Почему жизнь так огромна и прекрасна, главное — огромна, как мир, и столько во мне самой всего, еще больше, кажется, чем вокруг меня, что я не успею, не успею, протяните немножко, чтобы подольше, лет двадцать, тридцать… Нет, этого мало.
К тому, что я всем сердцем ненавидела, относились елки, рождественские елки, с хлопушками, свечками, обвисающей с веток фольгой — они были для меня символом гнезда. Я ненавидела бумажных ангелов с глупыми розовыми лицами, от хлопушек мне бывало скучно. Свечи мерцали, ложно уверяя, что при них жить было лучше, чем при вольфрамовой лампочке, — а этому поверить было невозможно. Зато какое бывало счастье, когда эту мертвую, раздетую елку наконец уносили вон.
Эпизод 5.
Я помню обложки журналов с усатыми мужчинами, расширенные ноздри Веры Холодной.
Всякий дуализм для меня болезнен. Моей природе противно всякое расщепление или раздвоение. Когда Ленин говорит о материи, противопоставляя ее энергии, когда Бердяев говорит о материальном начале (реакции) и духовном (революции), когда идеалисты-философы говорят о духе и плоти, меня, как фальшивая нота, коробят эти понятия. Моей заповедью была истина, что материя и есть энергия, и вся жизнь моя была примирением в себе самой противоречий: все разнообразные и часто противоположные черты во мне теперь слиты. Я давно уже не чувствую себя состоящей из двух половинок, я физически ощущаю, как по мне проходит не разрез, но шов. Что я сама есть шов.
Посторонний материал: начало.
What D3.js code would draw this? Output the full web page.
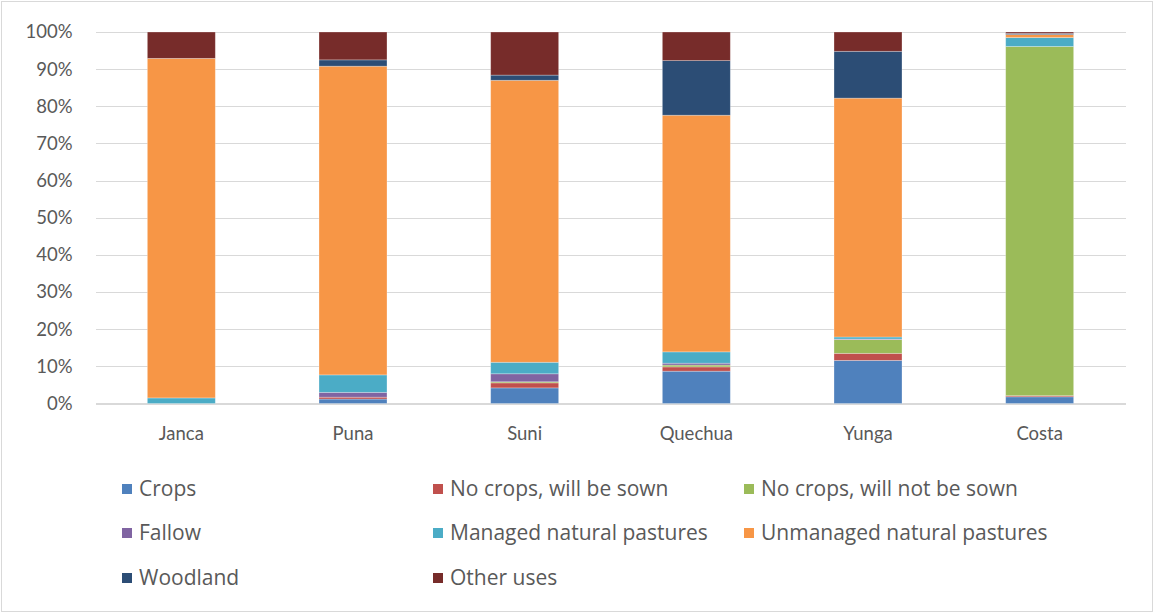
<!DOCTYPE html>
<html>
<head>
<meta charset="utf-8">
<script src="https://cdn.jsdelivr.net/npm/d3@7"></script>
<style>
  html, body { margin: 0; padding: 0; background: #fff; }
  svg { display: block; }
  text { font-family: Lato, "Open Sans", sans-serif; fill: #595959; }
  .legend text { font-family: "Open Sans", Lato, sans-serif; }
</style>
</head>
<body>
<svg id="chart" width="1154" height="613"></svg>
<script>
// Land use share by altitude zone (percent of area)
const zones = ["Janca", "Puna", "Suni", "Quechua", "Yunga", "Costa"];
const landUses = [
  "Crops", "No crops, will be sown", "No crops, will not be sown", "Fallow",
  "Managed natural pastures", "Unmanaged natural pastures", "Woodland", "Other uses"
];
const crops          = [0.0, 1.2, 4.2, 8.7, 11.6, 1.8];
const willBeSown     = [0.0, 0.5, 1.35, 1.15, 1.9, 0.3];
const willNotBeSown  = [0.0, 0.0, 0.3, 0.5, 3.7, 94.0];
const fallow         = [0.0, 1.3, 2.15, 0.5, 0.15, 0.0];
const managedPast    = [1.5, 4.7, 3.1, 3.05, 0.55, 2.4];
const unmanagedPast  = [91.4, 83.1, 75.9, 63.7, 64.3, 0.8];
const woodland       = [0.0, 1.7, 1.4, 14.7, 12.6, 0.3];
const otherUses      = [7.1, 7.5, 11.6, 7.7, 5.2, 0.4];
const yTicks = [0, 0.1, 0.2, 0.3, 0.4, 0.5, 0.6, 0.7, 0.8, 0.9, 1.0];

const seriesValues = [crops, willBeSown, willNotBeSown, fallow, managedPast, unmanagedPast, woodland, otherUses];
const colors = ["#4f81bd", "#c0504d", "#9bbb59", "#8064a2", "#4bacc6", "#f79646", "#2c4d75", "#772c2a"];

// Rows for d3.stack, normalised to shares of 1
const rows = zones.map((z, i) => {
  const r = { zone: z };
  let total = 0;
  seriesValues.forEach(s => total += s[i]);
  landUses.forEach((k, j) => r[k] = seriesValues[j][i] / total);
  return r;
});

const svg = d3.select("#chart");

// Outer chart frame
svg.append("rect")
  .attr("x", 1.5).attr("y", 1.5).attr("width", 1151).attr("height", 610)
  .attr("fill", "#fff").attr("stroke", "#d9d9d9").attr("stroke-width", 1);

const plot = { left: 95.5, right: 1125.5, top: 32, bottom: 403.5 };

const x = d3.scaleBand().domain(zones)
  .range([plot.left, plot.right])
  .paddingInner(0.604).paddingOuter(0.302);

const y = d3.scaleLinear().domain([0, 1]).range([plot.bottom, plot.top]);

// Horizontal gridlines
svg.append("g")
  .attr("transform", `translate(${plot.left},0)`)
  .call(d3.axisLeft(y).tickValues(yTicks).tickSize(-(plot.right - plot.left)).tickFormat(""))
  .call(g => g.select(".domain").remove())
  .call(g => g.selectAll("line")
    .attr("stroke", "#d9d9d9")
    .attr("stroke-width", d => d === 0 ? 1.6 : 1)
    .attr("shape-rendering", "crispEdges"));

// Y tick labels
svg.append("g")
  .attr("transform", `translate(${plot.left},0)`)
  .call(d3.axisLeft(y).tickValues(yTicks).tickSize(0).tickPadding(23).tickFormat(d3.format(".0%")))
  .call(g => g.select(".domain").remove())
  .call(g => g.selectAll("text").style("font-size", "18.5px").attr("fill", "#595959"));

// Stacked bars
const stack = d3.stack().keys(landUses);
const layers = stack(rows);

svg.append("g").selectAll("g")
  .data(layers)
  .join("g")
  .attr("fill", (d, i) => colors[i])
  .selectAll("rect")
  .data(d => d)
  .join("rect")
  .attr("x", d => x(d.data.zone))
  .attr("width", x.bandwidth())
  .attr("y", d => y(d[1]))
  .attr("height", d => Math.max(0, y(d[0]) - y(d[1])))
  .attr("stroke", "#ffffff")
  .attr("stroke-opacity", 0.35)
  .attr("stroke-width", 0.8);

// X category labels
svg.append("g")
  .attr("transform", `translate(0,${plot.bottom})`)
  .call(d3.axisBottom(x).tickSize(0).tickPadding(23))
  .call(g => g.select(".domain").remove())
  .call(g => g.selectAll("text").style("font-size", "18.5px").attr("fill", "#595959"));

// Legend: three columns, three rows
const legendCols = [122, 433, 744];
const legendRows = [489, 533, 578];
const legend = svg.append("g").attr("class", "legend");
landUses.forEach((name, i) => {
  const cx = legendCols[i % 3];
  const cy = legendRows[Math.floor(i / 3)];
  const item = legend.append("g").attr("transform", `translate(${cx},${cy})`);
  item.append("rect")
    .attr("x", 0).attr("y", -5).attr("width", 10).attr("height", 10)
    .attr("fill", colors[i]);
  item.append("text")
    .attr("x", 17).attr("y", 0).attr("dy", "0.35em")
    .style("font-size", "21px")
    .text(name);
});
</script>
</body>
</html>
Я ощущала себя как соединение полярностей и сознательно стала радоваться себе, как «шву». Признание самой себя швом особенно плодотворно: оно дает ответ на жизнь моего поколения, существующего в двух мирах: одном, идущем к концу, и другом едва начинающемся, оно дает покой и полноту существования в раздробленном, искаженном и беспокойном мире. На стыке старого и нового — умирания одной эпохи и рождения другой, которое продолжается уже лет пятьдесят, мы сливаем обе, и в некотором смысле даже чувствуем себя привилегированным сословием благодаря тому, что одинаково вольно дышим и в старом, и в новом, то есть способны к такому дыханию. В плане природном мы суть некие феномены этой гармонии. В плане же символическом мы, вероятно, будем впоследствии значить, как знак моста или звена.
Эпизод 6.
В альбоме была фотография матери: на ней ей было шестнадцать лет, она была легка, стройна, изящна, с локонами над лбом, с живыми озорными глазами. Как будто всю ее, как ноги тогдашних китаянок, стиснули, чтобы она не росла, как будто кто-то приструнил ее раз и навсегда, пригрозил ей, что мир развалится, если она, и только она, не поддержит то, на чем он стоит. И ее красота приняла сухой и строгий оттенок, ее губы стали тоньше, голос громче, движения однообразней, и серые глаза, смотревшие на старой фотографии так лукаво, стали неподвижны, словно остановленные скучной заботой: быть как все.